The defense lawyer for Father Andrew McCormick today accused the district attorney's office of prosecutorial misconduct for trying to put a Catholic priest in jail "by any means necessary."
The D.A.'s office "took every witness at their word no matter how fantastical the story was," Trevan Borum complained to reporters outside the Criminal Justice Center.
Borum, a former prosecutor himself, said that the D.A.'s office didn't do their homework, but "Thank God we did." Speaking moments after a judge lifted a gag order, Borum told reporters about how the defense went out looking for witnesses to refute the prosecution's case.
"They were easy to find," Borum said, including a former altar boy now a state trooper who discredited a key prosecution witness. That's how Borum managed to thwart a district attorney's office that he said was "looking to convict a priest at all costs."
After two heavily publicized trials in 14 months, however, both of which ended in deadlocked juries, "Father Andy" faces "an uncertain future," his lawyer said. The priest is on administrative leave with the Archdiocese of Philadelphia and still has to face a church hearing over alleged boundary violations. Then there's the matter of his reputation, his lawyer said, after being accused in the media and the courts of something he didn't do, an attempted rape of a 10-year-old altar boy.
"How do you get your reputation back," Borum asked.
The day began in Courtroom 1102 where Common Pleas Court Judge Gwendolyn N. Bright was asked to rule on a motion by Borum to lift the gag order. Without looking up, the judge who presided over two mistrials granted Borum's request.
The first combatant to speak with reporters was Assistant District Attorney Kristen Kemp, who prosecuted both trials. Kemp, reading from a prepared statement, said the D.A. decided not to prosecute Father Andy again because it was "simply too much to ask the victim to endure a third trial."

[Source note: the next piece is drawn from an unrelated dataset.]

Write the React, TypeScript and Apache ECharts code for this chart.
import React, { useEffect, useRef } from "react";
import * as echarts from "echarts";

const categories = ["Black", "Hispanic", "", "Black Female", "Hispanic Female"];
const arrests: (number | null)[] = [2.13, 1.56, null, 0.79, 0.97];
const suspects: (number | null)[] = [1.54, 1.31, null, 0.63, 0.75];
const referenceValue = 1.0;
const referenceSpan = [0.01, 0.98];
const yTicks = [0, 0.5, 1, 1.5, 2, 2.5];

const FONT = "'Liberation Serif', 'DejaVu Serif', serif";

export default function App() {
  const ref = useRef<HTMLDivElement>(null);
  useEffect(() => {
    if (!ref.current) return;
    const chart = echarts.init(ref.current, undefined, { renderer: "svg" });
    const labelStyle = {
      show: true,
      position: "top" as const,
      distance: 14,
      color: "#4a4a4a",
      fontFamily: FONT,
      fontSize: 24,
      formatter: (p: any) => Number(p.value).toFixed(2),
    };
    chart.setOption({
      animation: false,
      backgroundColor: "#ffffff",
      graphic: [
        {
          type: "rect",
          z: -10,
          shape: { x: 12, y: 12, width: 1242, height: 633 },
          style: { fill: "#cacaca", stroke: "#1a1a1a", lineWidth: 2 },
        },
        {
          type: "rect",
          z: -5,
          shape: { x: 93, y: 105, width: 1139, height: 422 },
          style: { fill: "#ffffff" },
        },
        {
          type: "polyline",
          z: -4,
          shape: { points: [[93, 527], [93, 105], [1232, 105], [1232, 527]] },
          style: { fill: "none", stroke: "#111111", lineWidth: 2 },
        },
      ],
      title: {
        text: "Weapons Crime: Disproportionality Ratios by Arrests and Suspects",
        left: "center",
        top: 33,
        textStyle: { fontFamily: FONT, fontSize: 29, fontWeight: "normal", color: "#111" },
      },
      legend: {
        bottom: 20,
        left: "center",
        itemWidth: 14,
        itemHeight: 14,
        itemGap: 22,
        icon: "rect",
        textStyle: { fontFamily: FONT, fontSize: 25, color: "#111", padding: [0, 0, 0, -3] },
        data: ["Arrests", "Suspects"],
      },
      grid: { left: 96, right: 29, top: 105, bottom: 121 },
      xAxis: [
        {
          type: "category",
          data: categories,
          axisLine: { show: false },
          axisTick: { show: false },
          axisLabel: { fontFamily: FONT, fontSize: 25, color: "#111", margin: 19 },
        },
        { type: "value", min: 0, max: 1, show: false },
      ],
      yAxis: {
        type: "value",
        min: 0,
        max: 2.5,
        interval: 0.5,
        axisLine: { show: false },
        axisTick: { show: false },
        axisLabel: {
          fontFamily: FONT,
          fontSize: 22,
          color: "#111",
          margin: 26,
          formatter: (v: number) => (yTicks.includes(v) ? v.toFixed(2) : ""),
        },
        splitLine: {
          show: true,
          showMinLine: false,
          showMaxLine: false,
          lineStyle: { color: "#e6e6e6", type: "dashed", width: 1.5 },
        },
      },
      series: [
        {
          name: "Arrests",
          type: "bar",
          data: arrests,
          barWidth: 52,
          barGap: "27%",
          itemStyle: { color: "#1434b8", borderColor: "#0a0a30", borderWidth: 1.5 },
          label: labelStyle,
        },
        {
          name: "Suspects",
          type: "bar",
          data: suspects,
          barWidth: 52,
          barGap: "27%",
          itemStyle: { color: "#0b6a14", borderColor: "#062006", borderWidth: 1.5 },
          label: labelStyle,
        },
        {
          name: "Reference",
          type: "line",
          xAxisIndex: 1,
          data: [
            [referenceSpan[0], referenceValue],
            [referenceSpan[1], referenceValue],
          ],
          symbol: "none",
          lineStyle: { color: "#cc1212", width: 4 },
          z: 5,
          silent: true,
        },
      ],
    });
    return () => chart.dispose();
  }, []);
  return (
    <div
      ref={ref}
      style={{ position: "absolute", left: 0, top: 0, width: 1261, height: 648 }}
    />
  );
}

The prepared statement claimed that the district attorney vigorously prosecuted all sex crimes. But if this was true, she was asked, why did the D.A. offer Father Andy such a sweetheart plea deal? If the priest would have pleaded guilty to a single misdemeanor, corrupting the morals of a minor, he would have gotten no jail time, four years probation, and not even have to register as a sex offender under Megan's Law.
Father Andy's response to the deal, according to sources, was, if it's God's will for me to go to jail for the rest of my life for something I didn't do, then I will. But I'm not pleading guilty to something I didn't do.

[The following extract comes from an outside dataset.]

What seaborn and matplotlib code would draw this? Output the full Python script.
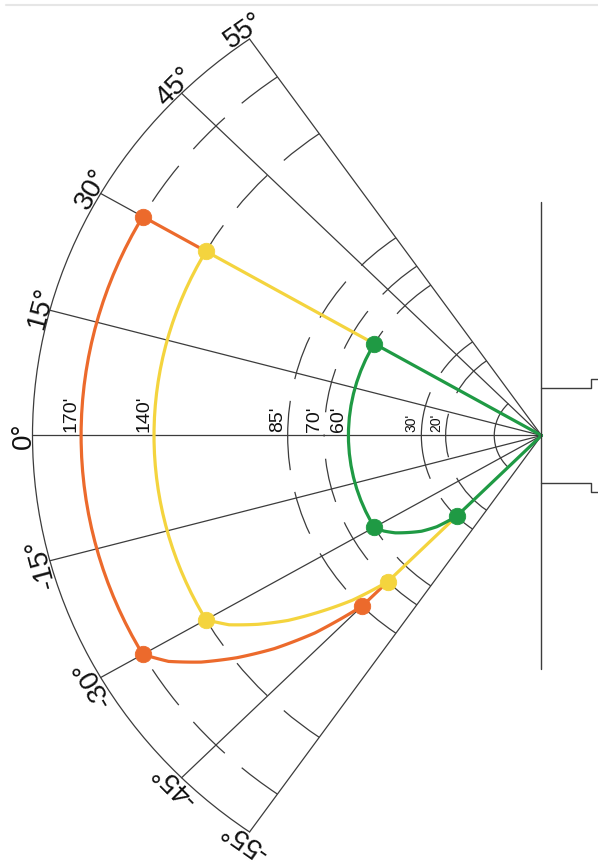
import numpy as np
import matplotlib
matplotlib.use("Agg")
import matplotlib.pyplot as plt
from matplotlib.lines import Line2D
import seaborn as sns

# ---- data (angles in degrees, distances in feet) ----
ORIGIN_FT = -19.44          # beams converge behind the sensor face
OUTER_FT = 190
FACE_FT = 0
grid_angles = [-55, -45, -30, -15, 0, 15, 30, 45, 55]
angle_labels = ["-55°", "-45°", "-30°", "-15°", "0°", "15°", "30°", "45°", "55°"]
range_arcs = [20, 30, 60, 70, 85, 140, 170]
range_labels = ["20'", "30'", "60'", "70'", "85'", "140'", "170'"]

zone_theta = [30, 30, -30, -32.5, -35, -37.5, -40, -42.5, -45, -45]
orange_r = [140, 170, 170, 162.5, 151.5, 138.5, 124, 107, 85, 70]
yellow_r = [60, 140, 140, 133, 123, 112, 99, 86, 70, 30]
green_r = [ORIGIN_FT, 60, 60, 57.5, 54, 49.5, 45, 39, 30, ORIGIN_FT]
zone_colors = ["#EC6A2C", "#F4D43E", "#1F9A44"]
dot_idx = [1, 2, 8]

# mounting plate / sensor housing outline (feet from the beam origin)
plate_half = 101
housing_half = 20.55
housing_depth = 20.2
step_half = 24.4

# ---- style ----
sns.set_theme(style="white")
plt.rcParams["font.family"] = ["Liberation Sans Narrow", "Liberation Sans", "DejaVu Sans"]
plt.rcParams["lines.scale_dashes"] = False
GRID = "#3c3c3c"

W_PX, H_PX = 598, 867
fig = plt.figure(figsize=(W_PX / 100, H_PX / 100), dpi=100)

# place the wedge so the origin and outer radius land where they should
ox, oy = 541.5, 435.5
rx, ry = 509, 484
s55 = np.sin(np.deg2rad(55))
frac_r = 0.5 / (2 * 0.5 * s55)
frac_ox = (0.5 + (2 * 0.5 * s55 - 0.5) / 2) / (2 * 0.5 * s55)
aw, ah = rx / frac_r, ry / frac_r
left = ox - frac_ox * aw
bottom = (H_PX - oy) - ah / 2
rect = [left / W_PX, bottom / H_PX, aw / W_PX, ah / H_PX]

ax = fig.add_axes(rect, projection="polar")
ax.set_theta_zero_location("W")
ax.set_theta_direction(-1)
ax.set_thetamin(-55)
ax.set_thetamax(55)
ax.set_rlim(ORIGIN_FT, OUTER_FT)
ax.set_aspect("auto")
ax.axis("off")


def arc(line, steps=90):
    line.get_path()._interpolation_steps = steps
    return line


# radial lines and outer arc
for a in grid_angles:
    ax.plot([np.deg2rad(a)] * 2, [ORIGIN_FT, OUTER_FT], color=GRID, lw=0.9, clip_on=False)
arc(ax.plot(np.deg2rad([-55, 55]), [OUTER_FT] * 2, color=GRID, lw=0.9, clip_on=False)[0])
arc(ax.plot(np.deg2rad([-45, 45]), [FACE_FT] * 2, color=GRID, lw=0.9, clip_on=False)[0])

# dashed range arcs, dashes start at the +/-55 edges
for r in range_arcs:
    for a in (55, -55):
        arc(ax.plot(np.deg2rad([a, 0]), [r, r], color=GRID, lw=0.9,
                    ls=(0, (32, 16)), clip_on=False)[0])

# coverage zones
for rs, c in zip([orange_r, yellow_r, green_r], zone_colors):
    sns.lineplot(x=np.deg2rad(zone_theta), y=rs, sort=False, estimator=None,
                 color=c, lw=2.3, ax=ax, zorder=4, clip_on=False)
    arc(ax.lines[-1], 30)
    sns.scatterplot(x=np.deg2rad([zone_theta[i] for i in dot_idx]),
                    y=[rs[i] for i in dot_idx], color=c, s=140,
                    edgecolor=c, linewidth=0.6, ax=ax, zorder=5, clip_on=False)

# angle labels
for a, lab in zip(grid_angles, angle_labels):
    d = 1.5
    ax.annotate(lab, xy=(np.deg2rad(a), OUTER_FT),
                xytext=(-np.cos(np.deg2rad(a)) * d, np.sin(np.deg2rad(a)) * d),
                textcoords="offset points", rotation=90 - a, rotation_mode="anchor",
                ha="center", va="baseline", fontsize=20, color="#111111",
                annotation_clip=False)

# range labels
for r, lab in zip(range_arcs, range_labels):
    fs = 10 if r < 50 else 14
    ax.annotate(lab, xy=(0, r), xytext=(-4, 2.5), textcoords="offset points",
                rotation=90, rotation_mode="anchor", ha="left", va="baseline",
                fontsize=fs, color="#111111", annotation_clip=False)

# overlay for the mounting plate
R = OUTER_FT - ORIGIN_FT
pad = R * (s55 - 0.5)
ax2 = fig.add_axes(rect)
ax2.set_xlim(-R - pad, pad)
ax2.set_ylim(-R * s55, R * s55)
ax2.axis("off")
ax2.plot([0, 0], [-plate_half, plate_half], color=GRID, lw=1.0)
for sgn in (1, -1):
    ax2.plot([0, housing_depth, housing_depth, 40],
             [sgn * housing_half, sgn * housing_half, sgn * step_half, sgn * step_half],
             color=GRID, lw=1.0)

# faint page edge at the top
fig.add_artist(Line2D([0.01, 1.0], [1 - 5 / H_PX] * 2, color="#e6e6e6", lw=1.5))

fig.savefig("out.png", dpi=100)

Kemp didn't have anything else to say other what she read in the prepared statement. When challenged again about the proposed plea deal with Father Andy, two of her superiors conferred for a few minutes in a separate room. Then they came out to tell reporters they too wouldn't have anything to say besides the prepared statement, which said nothing.
Outside the courthouse, however, Borum, had plenty to say. At no time, he said, was "Fr. McCormick going to plead guilty to something he didn't do."
Asked about the motivation of the alleged victim in the case, Borum declined to comment, other than to say, "What I do know was that his testimony wasn't true."
Borum disclosed that his client passed a polygraph test about the alleged victim's allegations.
Borum, who served as a Philadelphia assistant district attorney for 10 years in the homicide, habitual offenders and major trials units, said he was appalled by prosecutor Kemp's blatant appeal to the jury's emotions.
"It was completely inappropriate," Borum said. Kemp's message in her closing, Borum said, was "forget the facts," just find Father Andy guilty to ease his family's guilt.
If the D.A. had decided to retry Father Andy a third time, Borum said, he was going to state Superior Court to file a motion claiming double jeopardy, a motion that would have charged that Father Andy was denied a fair trial because of the D.A.s blatant "emotional plea to the jury's sympathy."
Borum also disclosed that the judge turned down his motion during the trial to allow an expert on false memory syndrome to testify. The expert would have told the jury that the story told by the alleged victim in the case is now how children process memories.
The alleged victim in the case, Borum said, came forward 14 years later. And yet he could remember such precise details such as the flavor of the cookie he was eating moments before the attack. And every one of the 32 buttons on the priest's cassock as he slowly unbuttoned them.
The alleged victim recalled so many precise details that his story came across like a "slow-motion technicolor movie," Borum told the jury.
"Come on, that's got to raise a red flag," Borum said.